Requirements ::
Return, exactly as written, the lines that start at the one holding "Write the Chart.js code for this chart." and end at the one holding "const colors = ['#C00000', '#FFC000', '#92D050', '#00B050'];", with both of those lines kept. Skip any pictures.

Entries provided ::
— begin —

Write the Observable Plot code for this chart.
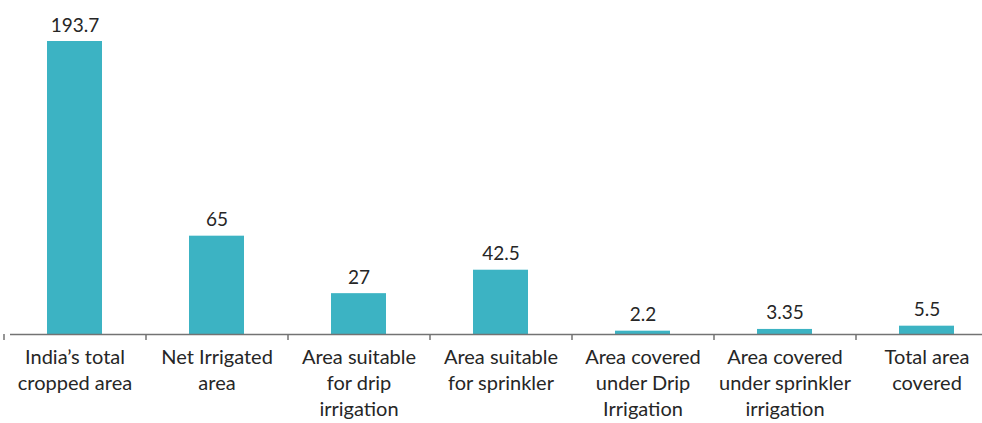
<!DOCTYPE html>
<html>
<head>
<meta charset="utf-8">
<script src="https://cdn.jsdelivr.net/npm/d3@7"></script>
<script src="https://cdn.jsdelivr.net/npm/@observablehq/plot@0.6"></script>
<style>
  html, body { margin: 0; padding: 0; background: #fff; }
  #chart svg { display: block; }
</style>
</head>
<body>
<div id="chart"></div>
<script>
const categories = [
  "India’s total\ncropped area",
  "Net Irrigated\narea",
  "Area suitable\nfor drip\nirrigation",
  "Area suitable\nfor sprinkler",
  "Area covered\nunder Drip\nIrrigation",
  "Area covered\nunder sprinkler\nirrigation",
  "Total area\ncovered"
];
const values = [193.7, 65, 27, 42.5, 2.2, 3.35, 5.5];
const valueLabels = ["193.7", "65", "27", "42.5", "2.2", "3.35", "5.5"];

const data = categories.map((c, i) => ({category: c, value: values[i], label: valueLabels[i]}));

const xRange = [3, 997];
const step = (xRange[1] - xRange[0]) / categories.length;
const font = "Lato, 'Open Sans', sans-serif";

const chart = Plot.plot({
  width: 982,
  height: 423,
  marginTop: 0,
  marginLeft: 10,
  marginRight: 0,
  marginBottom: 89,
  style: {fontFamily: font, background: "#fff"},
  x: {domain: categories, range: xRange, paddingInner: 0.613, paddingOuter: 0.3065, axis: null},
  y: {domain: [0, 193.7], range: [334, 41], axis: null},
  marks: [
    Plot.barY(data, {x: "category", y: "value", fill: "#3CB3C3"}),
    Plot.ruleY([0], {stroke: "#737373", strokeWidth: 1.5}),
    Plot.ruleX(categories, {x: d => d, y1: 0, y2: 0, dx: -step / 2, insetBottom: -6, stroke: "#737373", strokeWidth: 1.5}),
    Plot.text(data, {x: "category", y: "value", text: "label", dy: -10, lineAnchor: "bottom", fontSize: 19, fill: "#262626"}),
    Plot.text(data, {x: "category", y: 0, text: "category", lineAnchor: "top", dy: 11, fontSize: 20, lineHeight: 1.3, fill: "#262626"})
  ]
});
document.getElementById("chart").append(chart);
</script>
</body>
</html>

— end —
— begin —

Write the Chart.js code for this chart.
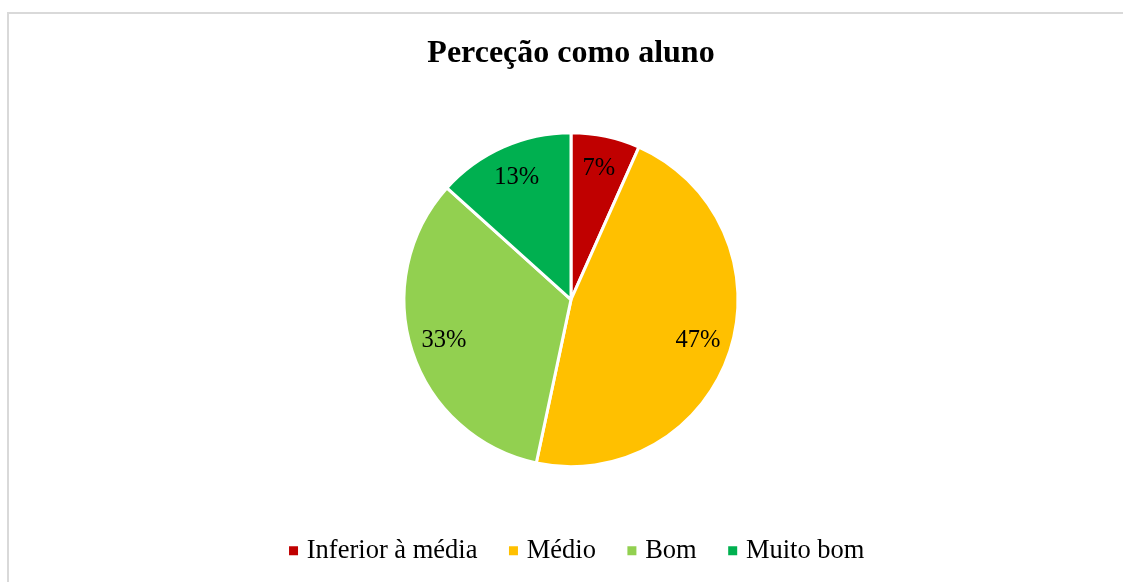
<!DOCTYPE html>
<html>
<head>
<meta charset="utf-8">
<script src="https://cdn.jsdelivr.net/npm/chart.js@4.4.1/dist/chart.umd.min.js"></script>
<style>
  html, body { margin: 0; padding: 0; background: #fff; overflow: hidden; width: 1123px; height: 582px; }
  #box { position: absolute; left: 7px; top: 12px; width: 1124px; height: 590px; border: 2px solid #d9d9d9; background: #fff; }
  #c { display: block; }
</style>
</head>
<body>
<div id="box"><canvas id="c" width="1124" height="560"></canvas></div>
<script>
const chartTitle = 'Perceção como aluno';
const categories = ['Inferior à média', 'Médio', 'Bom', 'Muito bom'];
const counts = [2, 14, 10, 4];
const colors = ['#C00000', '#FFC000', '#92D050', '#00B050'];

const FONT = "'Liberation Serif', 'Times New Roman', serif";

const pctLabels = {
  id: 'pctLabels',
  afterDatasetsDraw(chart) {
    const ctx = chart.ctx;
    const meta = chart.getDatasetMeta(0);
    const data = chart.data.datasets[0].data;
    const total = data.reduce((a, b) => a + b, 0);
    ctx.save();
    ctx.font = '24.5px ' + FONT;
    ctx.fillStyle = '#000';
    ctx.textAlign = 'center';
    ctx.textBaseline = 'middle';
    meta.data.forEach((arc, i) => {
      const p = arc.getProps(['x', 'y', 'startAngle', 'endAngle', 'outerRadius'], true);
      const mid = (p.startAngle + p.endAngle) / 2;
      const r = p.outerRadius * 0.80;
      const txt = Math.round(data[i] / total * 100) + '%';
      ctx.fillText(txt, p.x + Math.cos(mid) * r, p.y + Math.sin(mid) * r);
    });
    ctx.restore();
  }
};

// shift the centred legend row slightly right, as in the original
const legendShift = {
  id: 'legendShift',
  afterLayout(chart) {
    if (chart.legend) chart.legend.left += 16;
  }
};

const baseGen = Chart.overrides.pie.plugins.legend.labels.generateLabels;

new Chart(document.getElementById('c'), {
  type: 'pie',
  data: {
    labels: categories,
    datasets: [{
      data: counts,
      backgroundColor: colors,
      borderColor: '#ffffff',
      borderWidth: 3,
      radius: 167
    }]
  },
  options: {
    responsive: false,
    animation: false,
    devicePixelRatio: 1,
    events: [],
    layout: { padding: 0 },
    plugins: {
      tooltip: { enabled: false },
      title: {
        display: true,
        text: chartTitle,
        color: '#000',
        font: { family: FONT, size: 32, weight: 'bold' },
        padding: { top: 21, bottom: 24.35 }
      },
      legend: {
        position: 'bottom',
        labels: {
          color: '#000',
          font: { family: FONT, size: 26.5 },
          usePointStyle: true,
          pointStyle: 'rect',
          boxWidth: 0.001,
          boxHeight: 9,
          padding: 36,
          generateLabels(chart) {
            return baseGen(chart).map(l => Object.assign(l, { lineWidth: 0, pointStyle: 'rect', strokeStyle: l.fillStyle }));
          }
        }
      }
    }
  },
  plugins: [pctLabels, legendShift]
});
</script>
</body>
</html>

— end —

The result ::
Write the Chart.js code for this chart.
<!DOCTYPE html>
<html>
<head>
<meta charset="utf-8">
<script src="https://cdn.jsdelivr.net/npm/chart.js@4.4.1/dist/chart.umd.min.js"></script>
<style>
  html, body { margin: 0; padding: 0; background: #fff; overflow: hidden; width: 1123px; height: 582px; }
  #box { position: absolute; left: 7px; top: 12px; width: 1124px; height: 590px; border: 2px solid #d9d9d9; background: #fff; }
  #c { display: block; }
</style>
</head>
<body>
<div id="box"><canvas id="c" width="1124" height="560"></canvas></div>
<script>
const chartTitle = 'Perceção como aluno';
const categories = ['Inferior à média', 'Médio', 'Bom', 'Muito bom'];
const counts = [2, 14, 10, 4];
const colors = ['#C00000', '#FFC000', '#92D050', '#00B050'];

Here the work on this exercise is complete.